182: Dr. Strangelove or: How I Learned to Stop Worrying and Love the Bomb

Dr. Strangelove or: How I Learned to Stop Worrying and Love the Bomb (PG) - 1964 - Runtime: 94 minutes
Starring: Peter Sellers, George C. Scott
Director: Stanley Kubrick

I've always wanted to watch this movie mainly because I've only heard great things about it and how funny it is. I was really excited when I got my hands on it and finally sat down to watch it. It certainly lived up to the enormous amount of hype that I've been hearing. It's nothing short of a classic and certainly a movie that's worth watching over and over again.

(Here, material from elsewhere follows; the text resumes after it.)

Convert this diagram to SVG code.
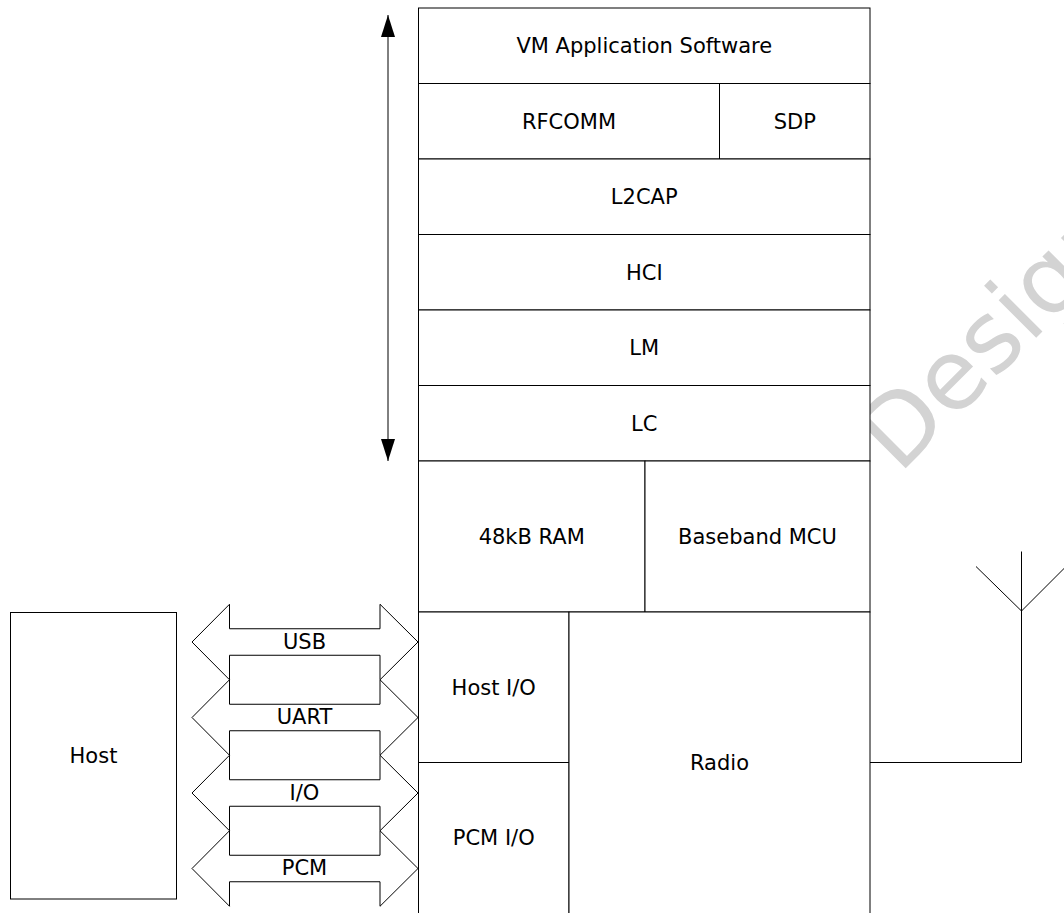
<svg xmlns="http://www.w3.org/2000/svg" width="1064" height="913" viewBox="0 0 1064 913">
  <style>
    .box { fill: #ffffff; stroke: #000000; stroke-width: 1; }
    .lbl { font-family: "DejaVu Sans", Verdana, sans-serif; font-size: 21px; fill: #000000; text-anchor: middle; }
    .bus { fill: #ffffff; stroke: #000000; stroke-width: 1; stroke-linejoin: miter; }
    .wire { fill: none; stroke: #000000; stroke-width: 1; }
    .wm { font-family: "DejaVu Sans", Verdana, sans-serif; font-size: 97px; fill: #d3d3d3; }
  </style>
  <defs>
    <marker id="ah" viewBox="0 0 22 14" refX="22" refY="7" markerWidth="22" markerHeight="14" markerUnits="userSpaceOnUse" orient="auto-start-reverse">
      <path d="M0,0 L22,7 L0,14 Z" fill="#000000"/>
    </marker>
  </defs>
  <rect width="1064" height="913" fill="#ffffff"/>

  <!-- watermark (behind diagram) -->
  <text class="wm" x="899" y="475" transform="rotate(-45 899 475)">Design</text>

  <g id="vm-app"><rect class="box" x="418.5" y="8" width="451.5" height="75.5"/><text class="lbl" x="644.25" y="53.3">VM Application Software</text></g>
  <g id="rfcomm"><rect class="box" x="418.5" y="83.5" width="301" height="75.5"/><text class="lbl" x="569" y="128.9">RFCOMM</text></g>
  <g id="sdp"><rect class="box" x="719.5" y="83.5" width="150.5" height="75.5"/><text class="lbl" x="794.75" y="128.9">SDP</text></g>
  <g id="l2cap"><rect class="box" x="418.5" y="159" width="451.5" height="75.5"/><text class="lbl" x="644.25" y="204.4">L2CAP</text></g>
  <g id="hci"><rect class="box" x="418.5" y="234.5" width="451.5" height="75.5"/><text class="lbl" x="644.25" y="279.9">HCI</text></g>
  <g id="lm"><rect class="box" x="418.5" y="310" width="451.5" height="75.5"/><text class="lbl" x="644.25" y="355.4">LM</text></g>
  <g id="lc"><rect class="box" x="418.5" y="385.5" width="451.5" height="75.5"/><text class="lbl" x="644.25" y="430.9">LC</text></g>
  <g id="ram"><rect class="box" x="418.5" y="461" width="226.5" height="151"/><text class="lbl" x="531.75" y="544.1">48kB RAM</text></g>
  <g id="baseband"><rect class="box" x="645" y="461" width="225" height="151"/><text class="lbl" x="757.5" y="544.1">Baseband MCU</text></g>
  <g id="host-io"><rect class="box" x="418.5" y="612" width="150.5" height="150.5"/><text class="lbl" x="493.75" y="694.9">Host I/O</text></g>
  <g id="pcm-io"><rect class="box" x="418.5" y="762.5" width="150.5" height="152"/><text class="lbl" x="493.75" y="845.4">PCM I/O</text></g>
  <g id="radio"><rect class="box" x="569" y="612" width="301" height="302.5"/><text class="lbl" x="719.5" y="770.1">Radio</text></g>
  <g id="host"><rect class="box" x="10.5" y="612.5" width="166" height="286.5"/><text class="lbl" x="93.5" y="763">Host</text></g>

  <g id="connectors">
    <!-- stack span double arrow -->
    <line class="wire" x1="388" y1="15" x2="388" y2="461" marker-start="url(#ah)" marker-end="url(#ah)"/>
    <!-- bus arrows -->
    <g id="bus-usb">
      <polygon class="bus" points="192,642 229.5,604.25 229.5,628.75 380,628.75 380,604.25 418,642 380,679.75 380,655.25 229.5,655.25 229.5,679.75"/>
      <text class="lbl" x="304.5" y="649">USB</text>
    </g>
    <g id="bus-uart">
      <polygon class="bus" points="192,717.5 229.5,679.75 229.5,704.25 380,704.25 380,679.75 418,717.5 380,755.25 380,730.75 229.5,730.75 229.5,755.25"/>
      <text class="lbl" x="304.5" y="724.3">UART</text>
    </g>
    <g id="bus-io">
      <polygon class="bus" points="192,793 229.5,755.25 229.5,779.75 380,779.75 380,755.25 418,793 380,830.75 380,806.25 229.5,806.25 229.5,830.75"/>
      <text class="lbl" x="304.5" y="799.5">I/O</text>
    </g>
    <g id="bus-pcm">
      <polygon class="bus" points="192,868.5 229.5,830.75 229.5,855.25 380,855.25 380,830.75 418,868.5 380,906.25 380,881.75 229.5,881.75 229.5,906.25"/>
      <text class="lbl" x="304.5" y="875">PCM</text>
    </g>
    <!-- antenna -->
    <g id="antenna">
      <polyline class="wire" points="870,762.5 1021.5,762.5 1021.5,551.5"/>
      <polyline class="wire" points="976,566.5 1021.5,611 1071,561.5"/>
    </g>
  </g>
</svg>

The movie is a complete satire and staged as a "what if?" scenario in which the U.S. has to figure out a way to stop imminent disaster due to a rogue commander who has seen to it himself to launch a nuclear attack on Russia. It's a great set up for Cold War anxieties to be doused with a great deal of humor and somewhat of a sobering critique of superpowers who hold the key to destroying the world. The movie begins as General Jack D. Ripper becomes paranoid that the Ruskies have contaminated the water supply and orders a lockdown at his base and calls for nuclear retaliation. Bombers are sent out and in the ensuing ninety minutes the President (played so straight and pitch perfect by Sellers) and his counsel have to stop the planes from dropping their payload. The movie is absolutely hilarious. There are moments that are just too good, like the first time that the President has to call the Soviet Union's leader and let him know that we made a mistake and are accidentally going to blow up his country. You know, these things happen, right? It's such a good scene because you only hear one side of the conversation and Sellers delivers it perfectly. In fact, this movie is more of a spotlight for Sellers than anything. He plays three different characters: the President, a captain involuntarily thrust into action at Ripper's base and the enigmatic Dr. Strangelove who seems to have Mein Fuhrer-turrets. The characters are so vastly different that if you didn't know it, you probably wouldn't have guessed they were played by all the same men. Terrific performance and the rest of the cast is equally up to the task.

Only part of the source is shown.